Wanneer ben je als jeugdtrainer écht succesvol?
- Talentcode
- 0
- Posted on
Is het aantal gewonnen wedstrijden? Het aantal spelers dat doorgaat naar een hoger team? Of misschien het applaus van ouders? Het antwoord ligt ergens anders. Succes als jeugdtrainer meet je niet aan cijfers, maar aan ontwikkeling. En dat vraagt om een ander soort blik.
De verkeerde meetlat
Veel beginnende jeugdtrainers zijn geneigd hun succes af te meten aan de klassieker: de ranglijst. “We staan bovenaan, dus we doen het goed.” Maar dat is kortetermijndenken. “Een jeugdtrainer is geen kampioenmaker,” zegt opleider Jan Meijer. “Hij is een ontwikkelingscoach.”
Wedstrijden zijn belangrijk, zeker. Ze bieden context, prikkels en uitdagingen. Maar ontwikkeling is grillig, individueel en vaak onzichtbaar voor het blote oog. En dat maakt het meten lastig.
Wat is dan wél succes?
Succes is als:
- een speler dingen probeert die hij een maand geleden nog niet durfde
- een team leert samen verdedigen, in plaats van achter de bal aan te rennen
- een stille jongen initiatief toont in de kleedkamer
- een keepster na drie weken duiken eindelijk zegt: “Ik vond het eigenlijk best leuk”
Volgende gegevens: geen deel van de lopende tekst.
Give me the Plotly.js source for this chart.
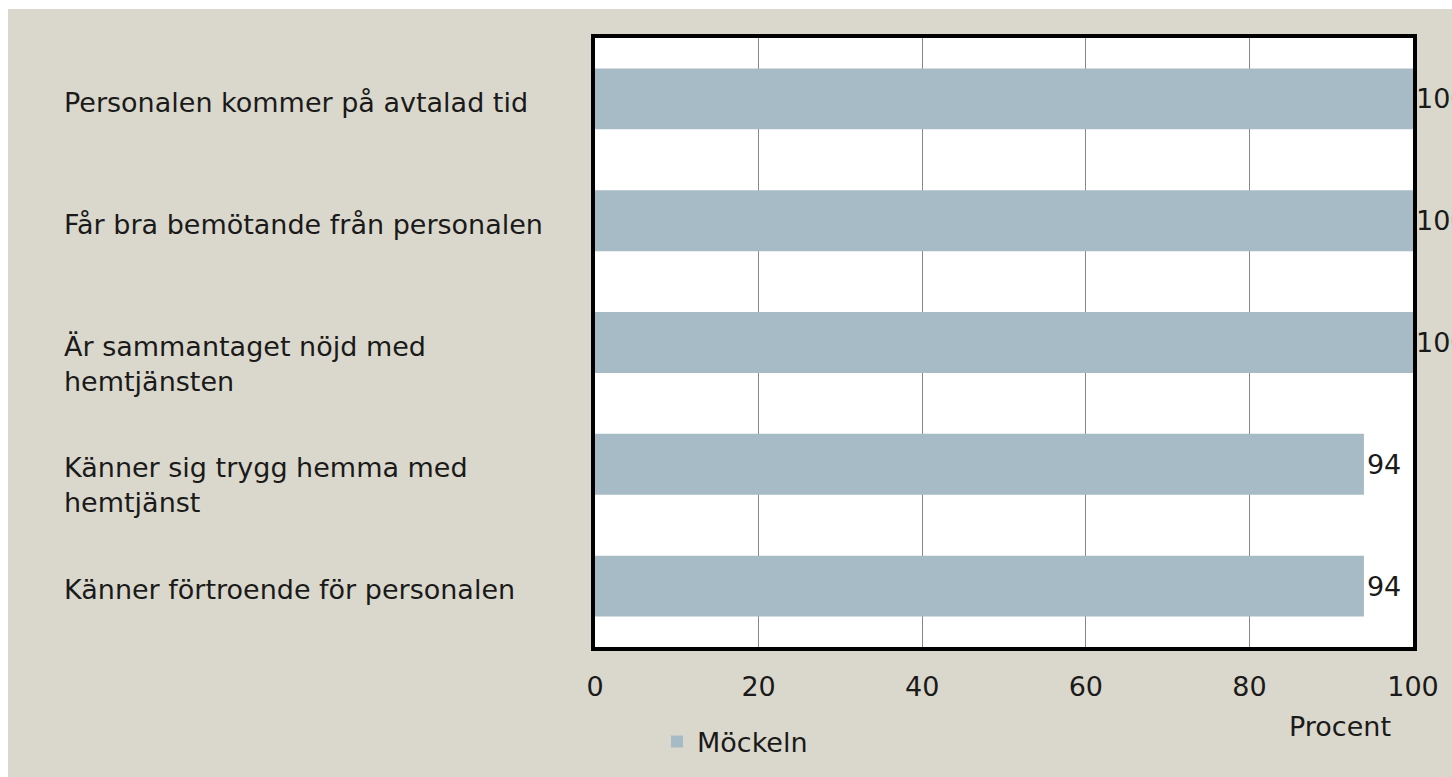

Dit soort momenten zie je niet op de uitslagenlijst, maar ze zijn het fundament van groei.
Proces boven resultaat
Een succesvolle trainer focust op gedrag en groei, niet op de score. Dat vraagt om een cultuur waarin fouten maken mag, waarin ontwikkeling centraal staat en waarin spelers begrijpen waarom ze iets oefenen.
“Als een team verliest, maar wel speelde zoals we hadden geoefend, kan ik als trainer tevreden zijn,” zegt coach Lianne de Bruin. “Want dan zijn we bezig met de juiste dingen.”
De vier pijlers van succes
Volgens De Bruin is een jeugdtrainer succesvol als hij:
- Structuur biedt – duidelijke regels, ritme en verwachtingen
- Vertrouwen geeft – fouten benoemen zonder afbreuk te doen aan het kind
- Individueel begeleidt – oog heeft voor de unieke leerbehoefte van elke speler
- Plezier bewaakt – want zonder plezier geen leervermogen
Deze combinatie zorgt ervoor dat spelers zich veilig voelen, durven leren en zichzelf kunnen zijn.
Wat zeggen de spelers?
Kinderen beoordelen hun trainer zelden op tactiek. Ze onthouden:
- of hij luisterde
- of hij rechtvaardig was
- of hij hen iets leerde
- en vooral: of het leuk was
In een onderzoek van de KNVB uit 2022 noemden jeugdspelers “aardig zijn” en “goed uitleggen” als belangrijkste kwaliteiten van een goede trainer. Winnen kwam pas op plek vijf.
De valkuil: jezelf bewijzen
Veel trainers willen laten zien wat ze kunnen – logisch. Maar dat mag niet ten koste gaan van de spelers. “Als jouw drang om te winnen groter is dan hun leerbehoefte, ben je bezig voor jezelf,” stelt Meijer scherp.
Daarom is reflectie cruciaal. Vragen die elke trainer zichzelf zou moeten stellen:
- Hebben mijn spelers iets geleerd deze week?
- Was er ruimte voor fouten en experimenteren?
- Heb ik elk kind gezien en benoemd?
Conclusie
Succesvolle jeugdtrainers bouwen geen erelijst, maar een fundament. Ze maken impact die vaak pas jaren later zichtbaar wordt. In hoe een speler met druk omgaat. In hoe hij samenwerkt. In hoe hij later zelf trainer wordt – met dezelfde waarden. Echte trainerssucces is dus niet te zien op papier, maar in mensen.